The exercise: Every line from the first one to the line containing "0.0015, 0.0003, 0];" should be echoed exactly; leave out the rest.

Source material:
·····

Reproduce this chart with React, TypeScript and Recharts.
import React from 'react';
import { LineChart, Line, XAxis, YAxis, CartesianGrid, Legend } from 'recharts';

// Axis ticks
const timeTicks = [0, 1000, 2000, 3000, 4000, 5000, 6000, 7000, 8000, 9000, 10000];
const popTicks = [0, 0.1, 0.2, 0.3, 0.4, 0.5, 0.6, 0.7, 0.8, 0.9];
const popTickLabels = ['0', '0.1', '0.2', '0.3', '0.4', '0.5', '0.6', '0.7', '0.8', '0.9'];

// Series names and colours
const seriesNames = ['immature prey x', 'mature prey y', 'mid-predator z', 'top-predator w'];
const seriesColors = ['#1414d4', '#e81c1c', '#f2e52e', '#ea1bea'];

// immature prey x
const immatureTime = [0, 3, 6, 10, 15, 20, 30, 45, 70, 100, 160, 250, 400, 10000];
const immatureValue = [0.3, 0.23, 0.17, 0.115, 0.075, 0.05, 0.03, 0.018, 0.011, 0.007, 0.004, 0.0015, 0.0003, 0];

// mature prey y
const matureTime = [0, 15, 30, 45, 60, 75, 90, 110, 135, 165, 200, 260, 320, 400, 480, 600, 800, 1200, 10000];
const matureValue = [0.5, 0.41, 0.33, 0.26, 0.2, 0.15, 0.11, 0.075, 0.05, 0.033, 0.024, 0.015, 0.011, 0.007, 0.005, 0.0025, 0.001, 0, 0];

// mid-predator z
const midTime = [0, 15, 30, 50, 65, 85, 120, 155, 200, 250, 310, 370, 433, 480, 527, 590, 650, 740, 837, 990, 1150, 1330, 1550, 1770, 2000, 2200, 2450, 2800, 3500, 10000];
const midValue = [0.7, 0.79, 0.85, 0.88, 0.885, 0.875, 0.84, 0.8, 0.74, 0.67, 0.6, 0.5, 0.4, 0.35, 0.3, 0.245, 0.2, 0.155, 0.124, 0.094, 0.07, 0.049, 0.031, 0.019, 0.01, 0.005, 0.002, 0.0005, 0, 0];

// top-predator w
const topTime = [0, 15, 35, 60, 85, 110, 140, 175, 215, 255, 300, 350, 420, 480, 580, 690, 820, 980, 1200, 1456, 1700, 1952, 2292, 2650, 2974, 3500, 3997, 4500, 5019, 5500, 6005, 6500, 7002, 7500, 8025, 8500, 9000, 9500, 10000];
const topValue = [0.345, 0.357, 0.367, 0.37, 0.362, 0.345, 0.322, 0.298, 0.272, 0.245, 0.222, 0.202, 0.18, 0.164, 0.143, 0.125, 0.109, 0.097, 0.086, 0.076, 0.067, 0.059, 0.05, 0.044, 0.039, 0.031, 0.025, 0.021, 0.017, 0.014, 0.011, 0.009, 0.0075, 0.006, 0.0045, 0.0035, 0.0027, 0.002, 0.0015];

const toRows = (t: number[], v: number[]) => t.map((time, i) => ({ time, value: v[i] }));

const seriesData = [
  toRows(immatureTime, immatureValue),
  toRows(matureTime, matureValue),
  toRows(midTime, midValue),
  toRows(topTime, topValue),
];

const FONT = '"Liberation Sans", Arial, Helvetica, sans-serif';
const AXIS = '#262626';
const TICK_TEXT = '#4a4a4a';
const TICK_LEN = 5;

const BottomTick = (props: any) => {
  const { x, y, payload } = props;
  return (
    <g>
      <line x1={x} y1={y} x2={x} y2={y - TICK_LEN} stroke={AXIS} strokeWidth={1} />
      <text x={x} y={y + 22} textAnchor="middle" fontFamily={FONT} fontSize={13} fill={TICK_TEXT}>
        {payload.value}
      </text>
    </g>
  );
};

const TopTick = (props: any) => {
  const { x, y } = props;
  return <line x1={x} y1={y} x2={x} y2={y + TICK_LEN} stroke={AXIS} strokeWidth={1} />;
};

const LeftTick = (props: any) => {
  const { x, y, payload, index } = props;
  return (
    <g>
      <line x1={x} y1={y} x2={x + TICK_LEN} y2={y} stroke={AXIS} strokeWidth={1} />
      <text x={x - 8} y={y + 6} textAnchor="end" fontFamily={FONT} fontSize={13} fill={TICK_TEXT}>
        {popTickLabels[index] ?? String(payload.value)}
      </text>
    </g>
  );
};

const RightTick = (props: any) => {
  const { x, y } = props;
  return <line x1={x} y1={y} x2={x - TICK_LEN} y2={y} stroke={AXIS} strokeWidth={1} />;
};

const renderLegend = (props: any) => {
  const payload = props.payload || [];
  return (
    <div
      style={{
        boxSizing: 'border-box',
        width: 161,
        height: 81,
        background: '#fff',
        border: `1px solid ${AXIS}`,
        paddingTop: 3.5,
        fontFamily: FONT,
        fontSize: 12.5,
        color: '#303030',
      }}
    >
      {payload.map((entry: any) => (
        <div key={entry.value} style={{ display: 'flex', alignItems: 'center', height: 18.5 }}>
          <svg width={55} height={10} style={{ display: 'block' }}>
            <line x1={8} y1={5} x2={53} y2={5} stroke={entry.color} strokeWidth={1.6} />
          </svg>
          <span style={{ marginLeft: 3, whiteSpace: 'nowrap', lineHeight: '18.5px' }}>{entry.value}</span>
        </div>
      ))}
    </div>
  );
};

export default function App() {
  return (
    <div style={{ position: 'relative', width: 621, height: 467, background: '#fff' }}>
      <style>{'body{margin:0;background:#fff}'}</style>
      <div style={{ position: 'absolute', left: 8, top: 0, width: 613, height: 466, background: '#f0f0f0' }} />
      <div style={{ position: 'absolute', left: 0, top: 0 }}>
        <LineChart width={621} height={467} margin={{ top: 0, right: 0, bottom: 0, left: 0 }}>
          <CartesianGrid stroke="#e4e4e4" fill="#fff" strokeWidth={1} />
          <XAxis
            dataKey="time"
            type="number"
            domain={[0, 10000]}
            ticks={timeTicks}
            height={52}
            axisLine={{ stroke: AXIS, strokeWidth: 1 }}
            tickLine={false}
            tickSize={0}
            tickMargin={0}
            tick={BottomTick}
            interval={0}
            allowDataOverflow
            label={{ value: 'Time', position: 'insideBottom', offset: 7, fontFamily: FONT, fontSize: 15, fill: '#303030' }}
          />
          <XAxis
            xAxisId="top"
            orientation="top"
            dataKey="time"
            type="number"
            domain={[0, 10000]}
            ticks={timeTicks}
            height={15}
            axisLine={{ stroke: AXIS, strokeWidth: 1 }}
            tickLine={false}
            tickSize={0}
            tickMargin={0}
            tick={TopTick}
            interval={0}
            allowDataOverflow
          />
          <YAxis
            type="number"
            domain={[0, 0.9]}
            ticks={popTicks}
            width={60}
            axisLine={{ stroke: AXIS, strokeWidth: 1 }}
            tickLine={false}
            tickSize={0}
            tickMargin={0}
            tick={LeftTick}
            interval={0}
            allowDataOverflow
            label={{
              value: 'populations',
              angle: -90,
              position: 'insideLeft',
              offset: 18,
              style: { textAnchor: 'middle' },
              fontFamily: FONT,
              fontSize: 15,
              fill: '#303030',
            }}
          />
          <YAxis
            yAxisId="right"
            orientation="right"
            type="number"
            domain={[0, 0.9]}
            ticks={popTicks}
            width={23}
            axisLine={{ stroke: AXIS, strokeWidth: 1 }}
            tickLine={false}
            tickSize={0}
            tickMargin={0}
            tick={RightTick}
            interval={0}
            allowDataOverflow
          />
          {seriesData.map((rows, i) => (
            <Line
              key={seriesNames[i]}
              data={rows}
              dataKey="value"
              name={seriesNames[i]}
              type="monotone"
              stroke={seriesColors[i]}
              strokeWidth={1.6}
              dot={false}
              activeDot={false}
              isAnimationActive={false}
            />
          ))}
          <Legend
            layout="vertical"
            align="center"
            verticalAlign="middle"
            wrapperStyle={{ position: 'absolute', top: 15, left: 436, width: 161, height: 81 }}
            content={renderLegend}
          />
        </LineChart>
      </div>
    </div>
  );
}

·····

Output below:
Reproduce this chart with React, TypeScript and Recharts.
import React from 'react';
import { LineChart, Line, XAxis, YAxis, CartesianGrid, Legend } from 'recharts';

// Axis ticks
const timeTicks = [0, 1000, 2000, 3000, 4000, 5000, 6000, 7000, 8000, 9000, 10000];
const popTicks = [0, 0.1, 0.2, 0.3, 0.4, 0.5, 0.6, 0.7, 0.8, 0.9];
const popTickLabels = ['0', '0.1', '0.2', '0.3', '0.4', '0.5', '0.6', '0.7', '0.8', '0.9'];

// Series names and colours
const seriesNames = ['immature prey x', 'mature prey y', 'mid-predator z', 'top-predator w'];
const seriesColors = ['#1414d4', '#e81c1c', '#f2e52e', '#ea1bea'];

// immature prey x
const immatureTime = [0, 3, 6, 10, 15, 20, 30, 45, 70, 100, 160, 250, 400, 10000];
const immatureValue = [0.3, 0.23, 0.17, 0.115, 0.075, 0.05, 0.03, 0.018, 0.011, 0.007, 0.004, 0.0015, 0.0003, 0];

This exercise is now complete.